The Beat Generation came to prominence in the public eye during the 1950s, representing a used, and worn out offspring, the evidence of repression and the choices of America’s leaders leading up to the Great Depression and into World War II seen in the character of the young adults who survived these major historical events since youth. It was Jack Kerouac who coined the term, the label for those like him who did not accept their leaders, the social stigmas of the time, and did not accept the dependency on consumerism that was so emphasized during the time period. Before Kerouac’s conversation with John Clellon Holmes where he first referenced the term “beat generation,” he gives an account of talking to some hipsters in Times Sqaure, who ended up inspiring him to remember the term: “One of them, Huncke of Chicago, came up to me and said, ‘Man, I’m beat.’ I knew right away what he meant somehow.... And so when Huncke...said ‘I’m beat’ with radiant light shining out of his despairing eyes...it was a new language...[and] couldn’t be a more economical term to mean so many things” (Tamony 275).

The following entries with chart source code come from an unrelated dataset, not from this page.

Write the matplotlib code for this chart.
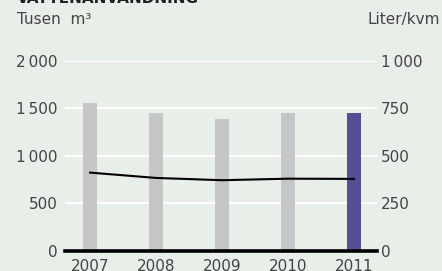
import matplotlib.pyplot as plt
import numpy as np

# data
years = ['2007', '2008', '2009', '2010', '2011']
water_k_m3 = [1558, 1450, 1390, 1447, 1447]     # Tusen m3 (bars, left axis)
liter_per_kvm = [411, 383, 371, 379, 378]       # Liter/kvm (line, right axis)
left_ticks = [0, 500, 1000, 1500, 2000]
left_labels = ['0', '500', '1\u2009000', '1\u2009500', '2\u2009000']
right_ticks = [0, 250, 500, 750, 1000]
right_labels = ['0', '250', '500', '750', '1\u2009000']

bg = '#e8eee8'
txt = '#444444'
plt.rcParams['font.family'] = ['DejaVu Sans']

fig = plt.figure(figsize=(4.42, 2.71), dpi=100)
fig.patch.set_facecolor(bg)

W, H = 442, 271
ax = fig.add_axes([65 / W, 1 - 250.7 / H, (377 - 65) / W, 190 / H])
ax.set_facecolor(bg)
x = np.arange(len(years))

# white grid lines behind the bars
for t in left_ticks[1:]:
    ax.axhline(t, color='white', lw=1.6, zorder=0)

colors = ['#c6c6c8'] * (len(years) - 1) + ['#574f96']
ax.bar(x, water_k_m3, width=0.21, color=colors, zorder=2)

ax.set_xlim(-0.38, 4.35)
ax.set_ylim(0, 2000)
ax.set_yticks(left_ticks)
ax.set_yticklabels(left_labels)
ax.set_xticks(x)
ax.set_xticklabels(years)
ax.tick_params(axis='y', length=0, pad=5.5, labelsize=11, labelcolor=txt)
ax.tick_params(axis='x', length=0, pad=6, labelsize=11, labelcolor=txt)
for s in ax.spines.values():
    s.set_visible(False)

ax2 = ax.twinx()
ax2.plot(x, liter_per_kvm, color='black', lw=1.5, zorder=3)
ax2.axhline(0, color='black', lw=2.6, zorder=4, clip_on=False)
ax2.set_ylim(0, 1000)
ax2.set_yticks(right_ticks)
ax2.set_yticklabels(right_labels)
ax2.tick_params(axis='y', length=0, pad=3, labelsize=11, labelcolor=txt)
for s in ax2.spines.values():
    s.set_visible(False)

fig.text(17 / W, 1 - 3 / H, 'VATTENANVÄNDNING', fontsize=11, fontweight='bold',
         color='#222222', va='baseline', ha='left')
fig.text(17 / W, 1 - 24 / H, 'Tusen  m³', fontsize=11, color=txt,
         va='baseline', ha='left')
fig.text(440 / W, 1 - 24 / H, 'Liter/kvm', fontsize=11, color=txt,
         va='baseline', ha='right')

fig.savefig('out.png', dpi=100, facecolor=bg)
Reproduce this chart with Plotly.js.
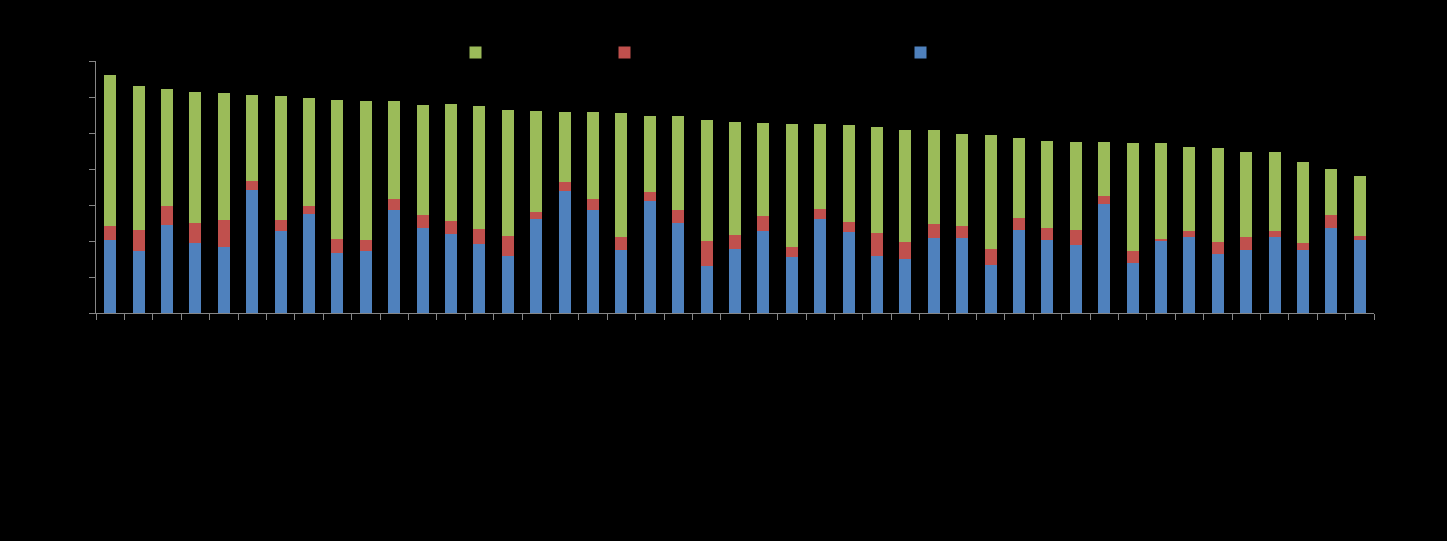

With works like Kerouac’s On the Road, and Allen Ginsberg’s Howl, the Beat generation poets were launched, and their anti-materialistic values and preachings surely dictated and persuaded the cultural movement of the Sixties and Seventies, for when the Beats first emerged in the mid-Fifties, the culture still offered some resistance to the controversial values the Beats advocated, but this soon lead to the countercultures of the Sixties. With a change in terminology from “beat” to “hippie,” also came a split in the stances held by the Beat poets. While Jack Kerouac criticized the multiple protest movements (“an excuse for spitefulness”), Allen Ginsberg became directly involved with anti-war protests and became an activist himself, channeling his inspiration through poetry. Reflecting on the Sixties’ counterculture twenty years later, Ginsberg believed that what remained as a legacy from the period was “a permanent change in awareness; remember, the notion of Armageddon apocalypse before the Sixties was considered eccentric, whereas now as a possibility it’s a universal awareness.... I think there was a glimpse of possibility of survival of the planet, partly through spirit, partly through imagination and poetry, partly through psychedelic insight” (Ginsberg 463).
By the time the Sixties and the Seventies’ hippie movement, survivors of the poets, like Allen Ginsberg (Kerouac died of alcohol poisoning in 1969), still continued their literary work, but as for what the Beat Generation caused and represented, I believe was fate; a rejection which led to movements and near-revolution, and an essential part of the Fifties and Sixties with their new approach to literature and understanding human thought. They emphasized free expression, a unfortunately controversial stance, that inspired their affluence for non-comformity.



Ginsberg, Allen. Spontaneous Mind: Selected Interviews, 1958-96. New York: Perennial, 2002. Print.

Tamony, Peter. "Beat Generation: Beat: Beatniks." Western Folklore 28.4 (1969): 274-277. Web. 16 Oct 2009.